Una sociedad es un organismo vivo cuya supervivencia depende de su productividad. La producción y en intercambio de bienes y servicios es lo que facilita la continuidad de cualquier gran grupo de personas. Ha sido así desde los orígenes de nuestra especie y seguirá siendo una ley de la naturaleza extrapolable a nuestro cambiante modo de vida tanto si somos capaces de reconocerlo como si no. Si el sustento vital de una sociedad se bloquea, incluso de forma parcial, entonces estamos sufriendo un ictus colectivo. Si se rectifica de forma inmediata, alguien afectado por un ictus se puede recuperar por completo. No obstante, si los tejidos se privan de sangre y oxígeno durante el tiempo suficiente se produce un daño irreparable, necrosis y/o muerte sistémica como consecuencia. Salvar una extremidad a expensas del organismo es un trueque para necios.

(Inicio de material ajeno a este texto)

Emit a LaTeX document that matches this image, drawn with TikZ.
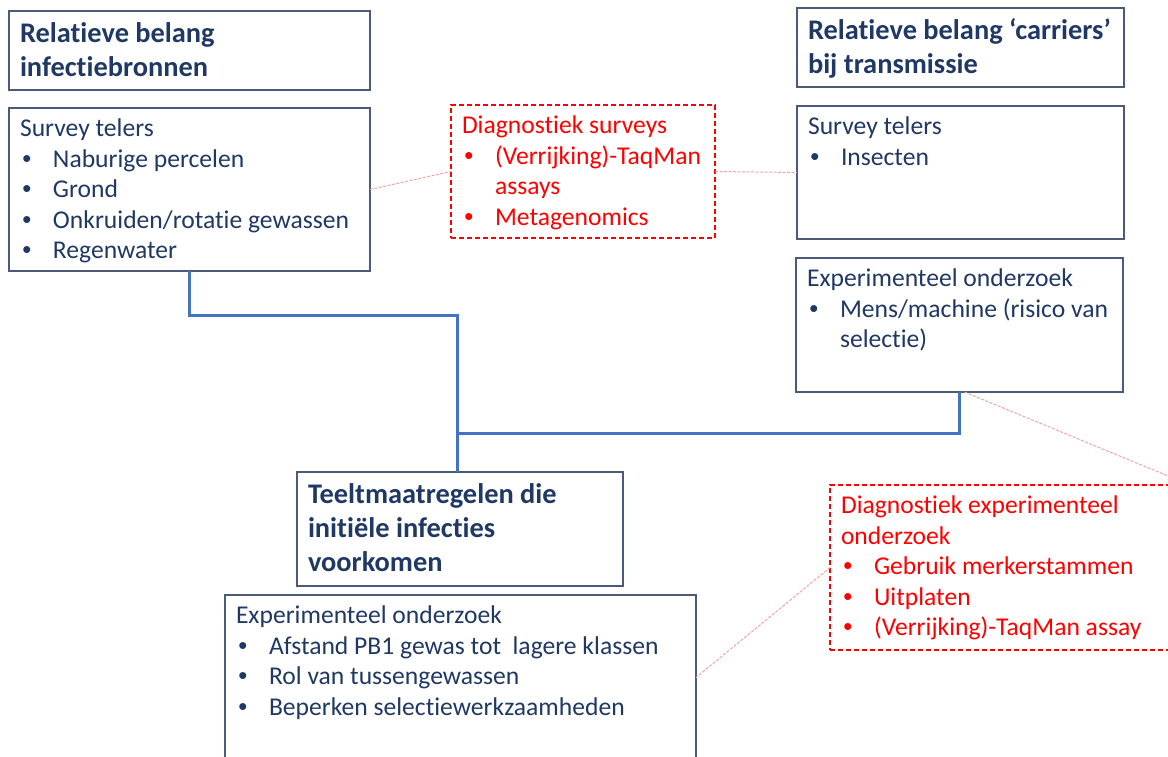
\documentclass[tikz,border=0pt]{standalone}
\usepackage{fontspec}
\setmainfont{Carlito}[Ligatures=NoCommon]
\newfontfamily\arialfont{Liberation Sans}
\usetikzlibrary{positioning}

\definecolor{navy}{HTML}{1F3864}
\definecolor{rand}{HTML}{4A5A78}
\definecolor{lijn}{HTML}{4472C4}
\definecolor{rood}{HTML}{FF0000}
\definecolor{stip}{HTML}{F3A3A3}

\newcommand{\itm}{\makebox[16.5pt][l]{\hspace{1.2pt}{\arialfont\textbullet}}}
\newcommand{\ind}{\hspace*{16.5pt}}

\begin{document}
\begin{tikzpicture}[
  x=0.5pt, y=-0.5pt,
  every node/.style={inner sep=0pt, outer sep=0pt},
  box/.style={rectangle, draw=rand, line width=0.75pt, anchor=north west},
  dbox/.style={rectangle, draw=rood, line width=0.6pt,
               dash pattern=on 2.5pt off 1.5pt, anchor=north west},
  txt/.style={anchor=north west, inner xsep=5.5pt, inner ysep=3.6pt,
              align=left, text=navy,
              font=\fontsize{12.8pt}{15.25pt}\selectfont},
  kop/.style={txt, font=\fontsize{14.2pt}{17pt}\selectfont\bfseries},
  rtxt/.style={txt, text=rood},
  link/.style={draw=lijn, line width=1.5pt},
  stippel/.style={draw=stip, line width=0.5pt, dash pattern=on 1.5pt off 0.75pt},
]
\useasboundingbox (0,0) rectangle (1168,756);

%% ── Bus positions ─────────────────────────────────────
\def\bx{457}  % vertical bus x
\def\by{433}  % horizontal bus y

%% ── Left column ───────────────────────────────────────
\node[box, minimum width=180.5pt, minimum height=39.5pt] (h1) at (9,11) {};
\node[kop] (h1t) at (h1.north west) {\strut Relatieve belang\\infectiebronnen};

\node[box, minimum width=180.5pt, minimum height=81.5pt] (s1) at (9,108) {};
\node[txt] (s1t) at (s1.north west)
  {\strut Survey telers\\\itm Naburige percelen\\\itm Grond\\
   \itm Onkruiden/rotatie gewassen\\\itm Regenwater};

%% ── Diagnostics (red) ─────────────────────────────────
\node[dbox, minimum width=132pt, minimum height=66.5pt] (d1) at (451,105) {};
\node[rtxt] (d1t) at (d1.north west)
  {\strut Diagnostiek surveys\\\itm (Verrijking)-TaqMan\\\ind assays\\\itm Metagenomics};

\node[dbox, minimum width=180pt, minimum height=82.5pt] (d2) at (830,485) {};
\node[rtxt] (d2t) at (d2.north west)
  {\strut Diagnostiek experimenteel\\onderzoek\\\itm Gebruik merkerstammen\\
   \itm Uitplaten\\\itm (Verrijking)-TaqMan assay};

%% ── Right column ──────────────────────────────────────
\node[box, minimum width=163.5pt, minimum height=39.5pt] (h2) at (797,8) {};
\node[kop] (h2t) at (h2.north west) {\strut Relatieve belang ‘carriers’\\bij transmissie};

\node[box, minimum width=163.5pt, minimum height=66.5pt] (s2) at (797,106) {};
\node[txt] (s2t) at (s2.north west) {\strut Survey telers\\\itm Insecten};

\node[box, minimum width=163.5pt, minimum height=67pt] (e2) at (796,258) {};
\node[txt] (e2t) at (e2.north west)
  {\strut Experimenteel onderzoek\\\itm Mens/machine (risico van\\\ind selectie)};

%% ── Bottom ────────────────────────────────────────────
\node[box, minimum width=163pt, minimum height=57pt] (h3) at (297,472) {};
\node[kop] (h3t) at (h3.north west)
  {\strut Teeltmaatregelen die\\initiële infecties\\voorkomen};

\node[box, minimum width=235.5pt, minimum height=82.5pt] (e3) at (225,595) {};
\node[txt] (e3t) at (e3.north west)
  {\strut Experimenteel onderzoek\\\itm Afstand PB1 gewas tot\ \ lagere klassen\\
   \itm Rol van tussengewassen\\\itm Beperken selectiewerkzaamheden};

%% ── Blue connectors ───────────────────────────────────
\coordinate (knik) at (\bx,315);
\coordinate (bus)  at (\bx,\by);
\draw[link] (s1.south) |- (knik) -- (knik |- h3.north);
\draw[link] (e2.south) |- (bus);

%% ── Dotted links to diagnostics ───────────────────────
\draw[stippel] (s1.east) -- (d1.west);
\draw[stippel] (d1.east) -- (s2.west);
\draw[stippel] ([xshift=2.5pt]e2.south) -- (d2.north east);
\draw[stippel] (d2.west) -- (e3.east);

\end{tikzpicture}
\end{document}
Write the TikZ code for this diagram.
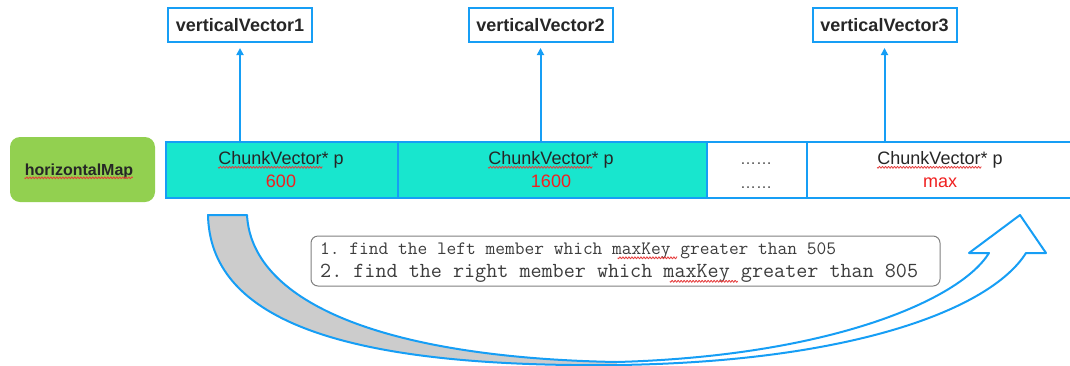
\documentclass[tikz,border=0pt]{standalone}
\usepackage{fontspec}
\setmainfont{Liberation Sans}
\usetikzlibrary{arrows.meta}

\definecolor{lineblue}{RGB}{22,158,245}
\definecolor{cellcyan}{RGB}{24,230,206}
\definecolor{mapgreen}{RGB}{146,208,80}
\definecolor{numred}{RGB}{240,32,32}
\definecolor{monogray}{RGB}{60,60,60}
\definecolor{boxgray}{RGB}{128,128,128}
\definecolor{bandgray}{RGB}{204,204,204}
\definecolor{spellred}{RGB}{230,60,60}

\newcommand\cvfont{\fontsize{18}{21}\selectfont}
\newcommand\hmfont{\fontsize{16}{19}\selectfont\bfseries}
\newcommand\monoAfont{\fontsize{18.9}{22}\selectfont\ttfamily\frenchspacing}
\newcommand\monoBfont{\fontsize{21.5}{25}\selectfont\ttfamily\frenchspacing}
% red spell-check squiggle: start point, length
\newcommand\squiggle[2]{%
  \draw[spellred,line width=0.8pt,shift={(#1)}]
    plot[domain=0:#2,samples=180,smooth] (\x,{2.8+0.9*sin(\x*120)});}

\begin{document}
\begin{tikzpicture}[x=1pt,y=-1pt,
  cell/.style={draw=lineblue,line width=2pt,minimum height=56pt,inner sep=0pt,anchor=north west},
  cvtext/.style={inner sep=0pt,anchor=base,font=\cvfont,text=black!85},
  num/.style={inner sep=0pt,anchor=base,font=\cvfont,text=numred},
  dots/.style={inner sep=0pt,anchor=base,font=\fontsize{16}{19}\selectfont,text=black!70},
  vbox/.style={draw=lineblue,line width=2pt,minimum width=144pt,minimum height=34pt,inner sep=0pt,
    font=\fontsize{18}{21}\selectfont\bfseries,text=black!85},
  mapbox/.style={fill=mapgreen,rounded corners=10pt,minimum width=145pt,minimum height=65pt,inner sep=0pt},
  uparrow/.style={draw=lineblue,line width=2pt,-{Triangle[width=7pt,length=7pt]},shorten >=5pt},
  notebox/.style={draw=boxgray,line width=1pt,rounded corners=7pt,minimum width=629pt,minimum height=50pt,inner sep=0pt},
  monoA/.style={inner sep=0pt,anchor=base west,font=\monoAfont,text=monogray},
  monoB/.style={inner sep=0pt,anchor=base west,font=\monoBfont,text=monogray},
  band/.style={draw=lineblue,line width=2pt,line join=round}
]
\useasboundingbox (0,0) rectangle (1070,365);

% left label
\node[mapbox] (hm) at (82.5,169.5) {};
\node[inner sep=0pt,anchor=base,font=\hmfont,text=black!85] (hmt) at (79,175) {horizontalMap};
\squiggle{hmt.base west}{108}

% row of chunk cells
\node[cell,fill=cellcyan,minimum width=232pt] (c1) at (165,141) {};
\node[cell,fill=cellcyan,minimum width=309pt] (c2) at (397,141) {};
\node[cell,fill=white,minimum width=100pt] (c3) at (706,141) {};
\node[cell,fill=white,minimum width=268pt] (c4) at (806,141) {};

\node[cvtext] (t1) at (281,164.5) {ChunkVector* p};
\node[num] (n1) at (281,187.5) {600};
\node[cvtext] (t2) at (551,164.5) {ChunkVector* p};
\node[num] (n2) at (551,187.5) {1600};
\node[dots] (d1) at (756,164) {……};
\node[dots] (d2) at (756,188) {……};
\node[cvtext] (t4) at (940,164.5) {ChunkVector* p};
\node[num] (n4) at (940,187.5) {max};
\squiggle{t1.base west}{104}
\squiggle{t2.base west}{104}
\squiggle{t4.base west}{104}

% vertical vectors
\node[vbox] (v1) at (240,25) {verticalVector1};
\node[vbox] (v2) at (540.5,25) {verticalVector2};
\node[vbox] (v3) at (884.5,25) {verticalVector3};
\draw[uparrow] (v1.south |- c1.north) -- (v1.south);
\draw[uparrow] (v2.south |- c2.north) -- (v2.south);
\draw[uparrow] (v3.south |- c4.north) -- (v3.south);

% sweeping arrow under the row
\fill[bandgray] (208,215) .. controls (210,315) and (330,368) .. (617,365)
  -- (617,362) .. controls (390,358) and (252,305) .. (247,215) -- cycle;
\fill[white] (617,365) .. controls (850,362) and (990,310) .. (1026,253)
  -- (1046,253) -- (1020,215) -- (969,253) -- (989,253)
  .. controls (960,300) and (830,356) .. (617,362) -- cycle;
\draw[band] (208,215) .. controls (210,315) and (330,368) .. (617,365)
  .. controls (850,362) and (990,310) .. (1026,253)
  -- (1046,253) -- (1020,215) -- (969,253) -- (989,253)
  .. controls (960,300) and (830,356) .. (617,362)
  .. controls (390,358) and (252,305) .. (247,215) -- cycle;

% search steps
\node[notebox,fill=white] (note) at (625.5,261) {};
\node[monoA] (m1) at (320,254) {1. find the left member which maxKey greater than 505};
\node[monoB] (m2) at (320,277) {2. find the right member which maxKey greater than 805};
% maxKey starts after 30 / 31 monospaced characters (0.525em each)
\squiggle{[xshift=297.7pt,yshift=-1pt]m1.base west}{59.5}
\squiggle{[xshift=349.9pt,yshift=-1.5pt]m2.base west}{67.7}
\end{tikzpicture}
\end{document}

Por esto, preguntas al estilo de "¿Cómo podemos parar las muertes COVID-19 a cualquier precio?" son extraordinariamente cortas de miras. "A cualquier precio" implica que contamos con un presupuesto ilimitado, y está claro que no es el caso.
En España, hemos acordado colectivamente provocarnos un ictus colectivo por nuestra propia seguridad. "Yo me quedo en casa", a salvo. O en otras palabras: dejad de producir y reducir el flujo de nutrientes para evitar que el COVID-19 se expanda por ellos. Un ictus driscrecional es la decisión colectiva más costosa posible, y quizá la más mortífera, que jamas hemos hecho. Pero esto no debería ser una sorpresa para nadie cuando viene impuesta por los mismos incompetentes que negaron el riesgo de pandemia en enero y febrero, no vieron razones para evitar aglomeraciones en marzo y entraron en pánico en abril.
Confía en ellos bajo tu propia responsabilidad. Seguimos con el ictus.